INSTRUCTION ▸
Search the material below for the string "React" and list each line that holds it.

DATA ▸
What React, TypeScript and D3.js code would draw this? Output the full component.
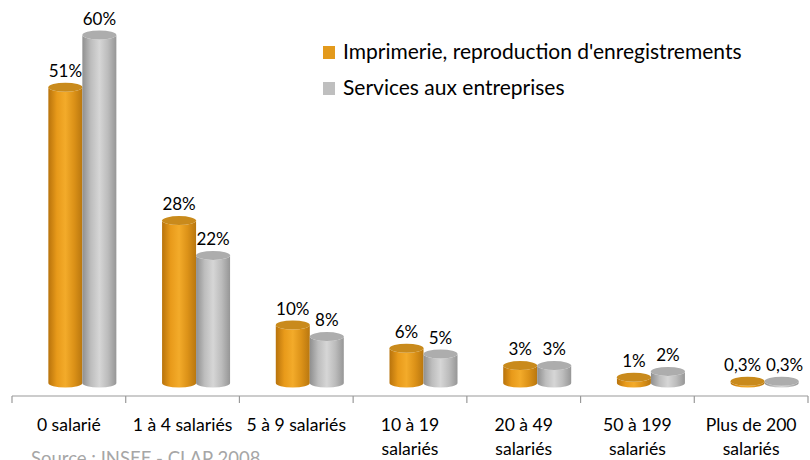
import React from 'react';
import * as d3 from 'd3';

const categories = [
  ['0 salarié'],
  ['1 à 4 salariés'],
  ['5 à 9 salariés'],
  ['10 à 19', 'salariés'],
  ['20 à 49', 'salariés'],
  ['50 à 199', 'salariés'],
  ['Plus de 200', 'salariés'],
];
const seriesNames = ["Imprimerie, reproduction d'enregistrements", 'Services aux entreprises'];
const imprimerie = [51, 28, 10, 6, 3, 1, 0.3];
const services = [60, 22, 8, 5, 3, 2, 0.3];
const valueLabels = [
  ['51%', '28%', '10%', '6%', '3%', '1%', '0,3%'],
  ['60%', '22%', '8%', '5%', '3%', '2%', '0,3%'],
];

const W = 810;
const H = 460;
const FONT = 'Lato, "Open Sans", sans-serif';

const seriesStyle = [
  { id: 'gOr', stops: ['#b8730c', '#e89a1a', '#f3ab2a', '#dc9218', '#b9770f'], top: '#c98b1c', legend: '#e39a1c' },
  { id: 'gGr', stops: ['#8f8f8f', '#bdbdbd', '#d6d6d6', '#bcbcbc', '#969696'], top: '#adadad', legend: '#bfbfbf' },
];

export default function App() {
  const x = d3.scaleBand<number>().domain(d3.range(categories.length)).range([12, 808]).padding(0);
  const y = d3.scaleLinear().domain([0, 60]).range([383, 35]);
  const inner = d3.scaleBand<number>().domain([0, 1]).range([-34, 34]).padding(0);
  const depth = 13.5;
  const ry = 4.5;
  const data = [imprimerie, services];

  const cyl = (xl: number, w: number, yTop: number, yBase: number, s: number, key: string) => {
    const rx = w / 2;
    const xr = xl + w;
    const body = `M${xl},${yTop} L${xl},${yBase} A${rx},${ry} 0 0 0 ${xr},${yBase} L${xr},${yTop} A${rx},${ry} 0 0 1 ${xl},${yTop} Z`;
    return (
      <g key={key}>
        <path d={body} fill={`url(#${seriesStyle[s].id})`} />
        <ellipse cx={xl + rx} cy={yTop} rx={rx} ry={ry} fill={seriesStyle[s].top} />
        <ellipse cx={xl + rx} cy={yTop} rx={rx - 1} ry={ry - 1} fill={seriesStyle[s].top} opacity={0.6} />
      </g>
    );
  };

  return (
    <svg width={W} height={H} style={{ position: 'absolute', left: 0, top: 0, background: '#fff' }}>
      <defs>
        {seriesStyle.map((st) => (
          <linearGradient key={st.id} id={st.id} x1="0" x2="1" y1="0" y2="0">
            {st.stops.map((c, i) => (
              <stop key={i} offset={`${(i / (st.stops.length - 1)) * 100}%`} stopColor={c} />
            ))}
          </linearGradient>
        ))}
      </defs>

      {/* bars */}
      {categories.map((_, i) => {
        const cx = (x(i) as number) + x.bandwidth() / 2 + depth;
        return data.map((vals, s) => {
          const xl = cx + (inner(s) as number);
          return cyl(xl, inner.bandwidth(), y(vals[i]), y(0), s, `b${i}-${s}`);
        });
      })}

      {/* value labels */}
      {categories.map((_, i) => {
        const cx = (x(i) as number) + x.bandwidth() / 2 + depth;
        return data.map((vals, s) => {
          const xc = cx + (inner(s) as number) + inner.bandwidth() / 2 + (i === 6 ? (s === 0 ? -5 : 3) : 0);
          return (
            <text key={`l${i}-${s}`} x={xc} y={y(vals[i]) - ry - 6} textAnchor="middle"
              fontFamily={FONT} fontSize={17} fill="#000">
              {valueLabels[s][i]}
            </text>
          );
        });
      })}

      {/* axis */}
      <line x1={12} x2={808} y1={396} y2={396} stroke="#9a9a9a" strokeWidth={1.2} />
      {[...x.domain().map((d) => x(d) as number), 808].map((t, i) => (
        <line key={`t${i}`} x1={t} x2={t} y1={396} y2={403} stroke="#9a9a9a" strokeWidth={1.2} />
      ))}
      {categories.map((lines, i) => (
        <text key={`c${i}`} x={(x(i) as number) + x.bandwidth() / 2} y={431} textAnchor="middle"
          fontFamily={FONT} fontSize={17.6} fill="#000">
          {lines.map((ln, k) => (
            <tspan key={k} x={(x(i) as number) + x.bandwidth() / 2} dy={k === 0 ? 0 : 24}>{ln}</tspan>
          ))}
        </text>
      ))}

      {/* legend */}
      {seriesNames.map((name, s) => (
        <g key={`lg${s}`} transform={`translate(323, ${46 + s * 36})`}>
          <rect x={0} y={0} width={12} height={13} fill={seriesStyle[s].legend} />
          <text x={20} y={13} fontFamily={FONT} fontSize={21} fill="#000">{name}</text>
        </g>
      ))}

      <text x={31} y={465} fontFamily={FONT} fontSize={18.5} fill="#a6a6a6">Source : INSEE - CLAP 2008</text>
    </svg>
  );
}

OUTPUT ▸
What React, TypeScript and D3.js code would draw this? Output the full component.
import React from 'react';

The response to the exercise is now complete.